Oh my, the attack caused so much wasted time and stress that it's still haunting me and the team, specially when thinking that it may not stop there and the attacker/s is just waiting for the next chance to hit us. The days after the attack the first thing I did after waking up was check the servers to see everything was safe. And our roadmap was severely affected too, prioritizing many security features we had in the backlog.

Thank you so much.



Things are significantly better now, I can't comment on how good the aid is if you are under attack since we always had a team ready to handle DDoS, however, their follow-up has always been fast.

Regarding security features, if you are on a cloud such as GCP, AWS or Azure things are complicated since you can't easily route the traffic elsewhere(you can have BGP connections to DDoS mitigation inside GRE/L2TP tunnels only when attacks occur and it would be cheap to rent on a monthly/yearly basis). Voxility is an example that comes to mind and they are very affordable in general terms.

HTTP or HTTPs attacks are easier to handle with Cloudflare, however, there are other interesting solutions such as Stackpath.


We were under a DDoS attack about a month ago too, but were lucky that it didn't manage to affect our business. With that in mind, we took it as a (precious) learning experience - how often do you get the chance to learn about DDoS defence 1st hand?

I realize we were lucky that the attacker didn't find any of the soft spots (or at least none that hurt us). We do prioritize security though, always.

I hope all goes well for you and that in time this is just another learning experience.
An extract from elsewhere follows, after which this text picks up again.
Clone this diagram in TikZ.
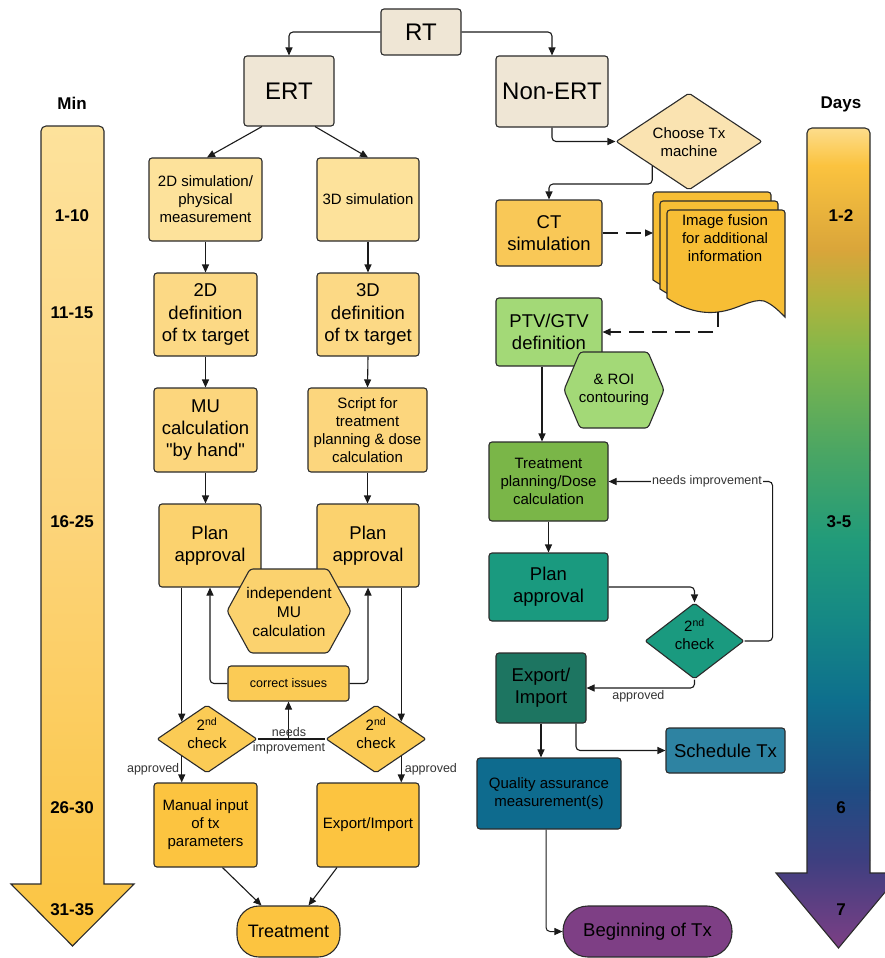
\documentclass[tikz,border=0pt]{standalone}
\usepackage{fontspec}
\setmainfont{Liberation Sans}
\newfontfamily\plainq{Liberation Sans}[Ligatures=TeXOff]
\usetikzlibrary{arrows.meta,shapes.geometric,calc}
\definecolor{bord}{HTML}{2B2B2B}
\definecolor{lnc}{HTML}{1A1A1A}
\definecolor{beige}{HTML}{EFE6D5}
\definecolor{ya}{HTML}{FDE29B}
\definecolor{yb}{HTML}{FCD985}
\definecolor{yc}{HTML}{FCD67D}
\definecolor{yd}{HTML}{FBD26E}
\definecolor{ye}{HTML}{FBCB55}
\definecolor{yf}{HTML}{FCC440}
\definecolor{choosec}{HTML}{FAE3B1}
\definecolor{ctc}{HTML}{F9C857}
\definecolor{fusc}{HTML}{F7BE35}
\definecolor{ptvc}{HTML}{A3D977}
\definecolor{tpc}{HTML}{7AB648}
\definecolor{tealc}{HTML}{1A9A7F}
\definecolor{expc}{HTML}{1D7561}
\definecolor{schc}{HTML}{2E83A2}
\definecolor{qac}{HTML}{0E6B8E}
\definecolor{begc}{HTML}{7E3F85}
\definecolor{lblc}{HTML}{333333}
\definecolor{g1}{HTML}{FDE29B}
\definecolor{g2}{HTML}{FBC33F}
\definecolor{g3}{HTML}{D9A53A}
\definecolor{g4}{HTML}{AEB33D}
\definecolor{g5}{HTML}{84B74A}
\definecolor{g6}{HTML}{4BA663}
\definecolor{g7}{HTML}{219B7A}
\definecolor{g8}{HTML}{158885}
\definecolor{g9}{HTML}{0E6F8D}
\definecolor{g10}{HTML}{1E4C83}
\definecolor{g11}{HTML}{3E3F80}
\definecolor{g12}{HTML}{7E3F85}
\definecolor{la}{HTML}{FDE29C}
\definecolor{lb}{HTML}{FCD47A}
\definecolor{lc}{HTML}{FBC440}
\newcommand\fsz[1]{\fontsize{#1pt}{\dimexpr #1pt*12/10\relax}\selectfont}
\begin{document}
\begin{tikzpicture}[x=1pt,y=-1pt,
  box/.style={draw=bord, line width=1.1pt, rounded corners=3pt, align=center, inner sep=0pt, text=black},
  dia/.style={diamond, draw=bord, line width=1.1pt, rounded corners=2pt, inner sep=0pt},
  hexa/.style={draw=bord, line width=1.1pt, rounded corners=3pt},
  conn/.style={draw=lnc, line width=1.1pt, rounded corners=4pt, -{Triangle[length=8pt,width=7pt]}},
  plainc/.style={draw=lnc, line width=1.1pt, rounded corners=4pt},
  dashc/.style={conn, dash pattern=on 15pt off 8pt},
  lbl/.style={font=\fsz{12.5}, text=lblc, inner sep=1pt},
  txt/.style={align=center, inner sep=0pt},
  tick/.style={font=\bfseries\fsz{17}, inner sep=0pt}]
\useasboundingbox (0,0) rectangle (885,958);

% ---------- left time arrow ----------
\begin{scope}
\clip (72.5,946) -- (11,884) -- (41,884) -- (41,300) [rounded corners=5pt] -- (41,126) -- (104,126) -- (104,300) [sharp corners] -- (104,884) -- (134,884) -- cycle;
\shade[top color=la, bottom color=lb] (0,120) rectangle (150,520);
\shade[top color=lb, bottom color=lc] (0,519.5) rectangle (150,950);
\end{scope}
\draw[draw=bord, line width=1.1pt] (72.5,946) -- (11,884) -- (41,884) -- (41,300) [rounded corners=5pt] -- (41,126) -- (104,126) -- (104,300) [sharp corners] -- (104,884) -- (134,884) -- cycle;
\node[tick] (minlbl) at (72,103) {Min};
\node[tick] (m1) at (72,216) {1-10};
\node[tick] (m2) at (72,313) {11-15};
\node[tick] (m3) at (72,522) {16-25};
\node[tick] (m4) at (72,808) {26-30};
\node[tick] (m5) at (72,910) {31-35};

% ---------- right time arrow ----------
\begin{scope}
\clip (838.5,948) -- (776,873) -- (807,873) -- (807,300) [rounded corners=5pt] -- (807,128) -- (870,128) -- (870,300) [sharp corners] -- (870,873) -- (901,873) -- cycle;
\shade[top color=g1, bottom color=g2] (760,120) rectangle (910,165.5);
\shade[top color=g2, bottom color=g3] (760,165) rectangle (910,250.5);
\shade[top color=g3, bottom color=g4] (760,250) rectangle (910,300.5);
\shade[top color=g4, bottom color=g5] (760,300) rectangle (910,350.5);
\shade[top color=g5, bottom color=g6] (760,350) rectangle (910,450.5);
\shade[top color=g6, bottom color=g7] (760,450) rectangle (910,540.5);
\shade[top color=g7, bottom color=g8] (760,540) rectangle (910,620.5);
\shade[top color=g8, bottom color=g9] (760,620) rectangle (910,700.5);
\shade[top color=g9, bottom color=g10] (760,700) rectangle (910,790.5);
\shade[top color=g10, bottom color=g11] (760,790) rectangle (910,860.5);
\shade[top color=g11, bottom color=g12] (760,860) rectangle (910,950);
\end{scope}
\draw[draw=bord, line width=1.1pt] (838.5,948) -- (776,873) -- (807,873) -- (807,300) [rounded corners=5pt] -- (807,128) -- (870,128) -- (870,300) [sharp corners] -- (870,873) -- (901,873) -- cycle;
\node[tick] (daylbl) at (841,104) {Days};
\node[tick] (d1) at (841,216) {1-2};
\node[tick] (d2) at (839,522) {3-5};
\node[tick] (d3) at (841,808) {6};
\node[tick] (d4) at (841,910) {7};

% ---------- top ----------
\node[box, fill=beige, minimum width=80pt, minimum height=46pt, font=\fsz{24}] (rt) at (421,32) {RT};
\node[box, fill=beige, minimum width=90pt, minimum height=70pt, font=\fsz{24}] (ert) at (289,91) {ERT};
\node[box, fill=beige, minimum width=112pt, minimum height=71pt, font=\fsz{24}] (nonert) at (552,91.5) {Non-ERT};

% ---------- ERT column ----------
\node[box, fill=ya, minimum width=113pt, minimum height=83pt, font=\fsz{15}] (sim2d) at (205.5,199.5) {2D simulation/\\physical\\measurement};
\node[box, fill=ya, minimum width=102pt, minimum height=83pt, font=\fsz{15}] (sim3d) at (368,199.5) {3D simulation};
\node[box, fill=yb, minimum width=103pt, minimum height=83pt, font=\fsz{18.5}] (def2d) at (205.5,314.5) {2D\\definition\\of tx target};
\node[box, fill=yb, minimum width=102pt, minimum height=83pt, font=\fsz{18.5}] (def3d) at (368,314.5) {3D\\definition\\of tx target};
\node[box, fill=yc, minimum width=103pt, minimum height=84pt, font=\fsz{18.5}] (mu) at (205.5,430) {MU\\calculation\\{\plainq"}by hand{\plainq"}};
\node[box, fill=yc, minimum width=119pt, minimum height=84pt, font=\fsz{15}] (script) at (367.5,430) {Script for\\treatment\\planning \& dose\\calculation};
\node[box, fill=yd, minimum width=102pt, minimum height=83pt, font=\fsz{18.5}] (pa1) at (210,545.5) {Plan\\approval};
\node[box, fill=yd, minimum width=102pt, minimum height=83pt, font=\fsz{18.5}] (pa2) at (368,545.5) {Plan\\approval};
\filldraw[hexa, fill=yd] (227,611) -- (250,569) -- (328,569) -- (351,611) -- (328,653) -- (250,653) -- cycle;
\node[txt, font=\fsz{15.5}] (indmu) at (289,612) {independent\\MU\\calculation};
\node[box, fill=ye, minimum width=121pt, minimum height=35pt, font=\fsz{12.5}] (corr) at (288.5,683.5) {correct issues};
\node[dia, fill=ye, minimum width=100pt, minimum height=68pt] (chk1) at (207,739) {};
\node[txt, font=\fsz{15}] (chk1t) at (207,733) {2\textsuperscript{nd}\\check};
\node[dia, fill=ye, minimum width=100pt, minimum height=68pt] (chk2) at (376,739) {};
\node[txt, font=\fsz{15}] (chk2t) at (376,733) {2\textsuperscript{nd}\\check};
\node[box, fill=yf, minimum width=103pt, minimum height=84pt, font=\fsz{15}] (manual) at (205.5,825) {Manual input\\of tx\\parameters};
\node[box, fill=yf, minimum width=102pt, minimum height=84pt, font=\fsz{15}] (exp2) at (368,825) {Export/Import};
\node[box, fill=yf, rounded corners=22pt, minimum width=103pt, minimum height=51pt, font=\fsz{18}] (treat) at (288.5,931.5) {Treatment};

% ---------- Non-ERT column ----------
\node[dia, fill=choosec, minimum width=146pt, minimum height=97pt] (choose) at (689,141.5) {};
\node[txt, font=\fsz{15}] (chooset) at (689,142) {Choose Tx\\machine};
\node[box, fill=ctc, minimum width=106pt, minimum height=66pt, font=\fsz{18.5}] (ct) at (549,233) {CT\\simulation};
\foreach \dx/\dy in {-14/-18,-7/-9,0/0}{
  \filldraw[draw=bord, line width=1.1pt, fill=fusc, shift={(667+\dx,210+\dy)}]
    (0,60) [rounded corners=3pt] -- (0,0) -- (118,0) -- (118,60) [sharp corners] -- (118,107)
    .. controls (112,101) and (105,94) .. (97,91)
    .. controls (85,88) and (70,100) .. (51,102)
    .. controls (35,104) and (18,100) .. (0,88) -- cycle;
}
\node[txt, font=\fsz{15}] (fusion) at (725,238) {Image fusion\\for additional\\information};
\coordinate (fusL) at (653,233);
\coordinate (fusB) at (718,312);
\node[box, fill=ptvc, minimum width=106pt, minimum height=68pt, font=\fsz{18.5}] (ptv) at (549,332) {PTV/GTV\\definition};
\filldraw[hexa, fill=ptvc] (564,390) -- (580,352) -- (648,352) -- (664,390) -- (648,428) -- (580,428) -- cycle;
\node[txt, font=\fsz{15}] (roi) at (614,390) {\& ROI\\contouring};
\node[box, fill=tpc, minimum width=119pt, minimum height=79pt, font=\fsz{15}] (tp) at (548.5,481.5) {Treatment\\planning/Dose\\calculation};
\node[box, fill=tealc, minimum width=119pt, minimum height=68pt, font=\fsz{18.5}] (pa3) at (548.5,587) {Plan\\approval};
\node[dia, fill=tealc, minimum width=99pt, minimum height=76pt] (chk3) at (694.5,641) {};
\node[txt, font=\fsz{15}] (chk3t) at (694.5,634) {2\textsuperscript{nd}\\check};
\node[box, fill=expc, minimum width=90pt, minimum height=70pt, font=\fsz{18.5}] (exp3) at (541,688) {Export/\\Import};
\node[box, fill=schc, minimum width=119pt, minimum height=45pt, font=\fsz{18.5}] (sched) at (725.5,750.5) {Schedule Tx};
\node[box, fill=qac, minimum width=144pt, minimum height=71pt, font=\fsz{15}] (qa) at (549,793.5) {Quality assurance\\measurement(s)};
\node[box, fill=begc, rounded corners=25pt, minimum width=169pt, minimum height=51pt, font=\fsz{18.5}] (begin) at (647.5,931.5) {Beginning of Tx};

% ---------- connectors: top ----------
\draw[conn] (rt.west) -| (ert.north);
\draw[conn] (rt.east) -| (nonert.north);
\draw[conn] ([xshift=-27pt]ert.south) -- ([xshift=1.5pt]sim2d.north);
\draw[conn] ([xshift=26pt]ert.south) -- (sim3d.north);

% ---------- connectors: ERT ----------
\draw[conn] (sim2d.south) -- (def2d.north);
\draw[conn] (def2d.south) -- (mu.north);
\draw[conn] (mu.south) -- (mu.south |- pa1.north);
\draw[conn] (sim3d.south) -- (def3d.north);
\draw[conn] (def3d.south) -- (script.north);
\draw[conn] (script.south) -- (script.south |- pa2.north);
\draw[conn] (pa1.south -| chk1.north west) -- (chk1.north west);
\draw[conn] (pa2.south -| chk2.north east) -- (chk2.north east);
\draw[conn] (corr.west) -| (pa1.south);
\draw[conn] (corr.east) -| (pa2.south);
\draw[plainc] (chk1.east) -- (chk2.west);
\draw[conn] (chk1.east -| corr.south) -- (corr.south);
\node[lbl] (ni1a) at (289,732) {needs};
\node[lbl] (ni1b) at (289,748) {improvement};
\draw[conn] (chk1.south west) -- (chk1.south west |- manual.north) node[lbl, pos=0.5, left=1pt] (ap1) {approved};
\draw[conn] (chk2.south east) -- (chk2.south east |- exp2.north) node[lbl, pos=0.5, right=2pt] (ap2) {approved};
\draw[conn] ([xshift=17pt]manual.south) -- ([xshift=-27pt]treat.north);
\draw[conn] ([xshift=-31pt]exp2.south) -- ([xshift=20pt]treat.north);

% ---------- connectors: Non-ERT ----------
\draw[conn] (nonert.south) |- (choose.west);
\draw[conn] (choose.south west) -- ++(0,18) -| (ct.north);
\draw[dashc] (ct.east) -- (fusL);
\draw[dashc] (fusB) |- (ptv.east);
\draw[conn] ([xshift=-7pt]ptv.south) -- ([xshift=-6.5pt]tp.north);
\draw[conn] (tp.south) -- (pa3.north);
\draw[conn] (pa3.east) -| (chk3.north);
\draw[conn] (chk3.east) -- ++(28,0) |- (tp.east) node[lbl, fill=white, pos=0.7] (ni3) {needs improvement};
\draw[conn] (chk3.south) |- (exp3.east) node[lbl, pos=0.76, below=1pt] (ap3) {approved};
\draw[conn] (exp3.south) -- (exp3.south |- qa.north);
\draw[conn] ([xshift=35pt]exp3.south) |- (sched.west);
\draw[conn, line width=1pt] ([xshift=-3pt]qa.south) |- (begin.west);
\end{tikzpicture}
\end{document}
Maybe next time you'll smile when an attack is thwarted because of what you've all learned.


We get attacked several times a month, we rely on Cloudflare & Corero to mitigate attacks. Cloudflare handles HTTP/s attacks and Corero handles network level attacks.

Both require tweaking and are far from being 1-click setup tools (despite some marketing attempts that try to make it seem that way), however, if you can manage them, they are very powerful and considerably cheaper than other alternatives.


Thank you, I didn't know about Corero, will check them out. CF we use, and as you said, they are a tool. Plenty of ways they could be better, but they are still the best (in moderate price range) we know.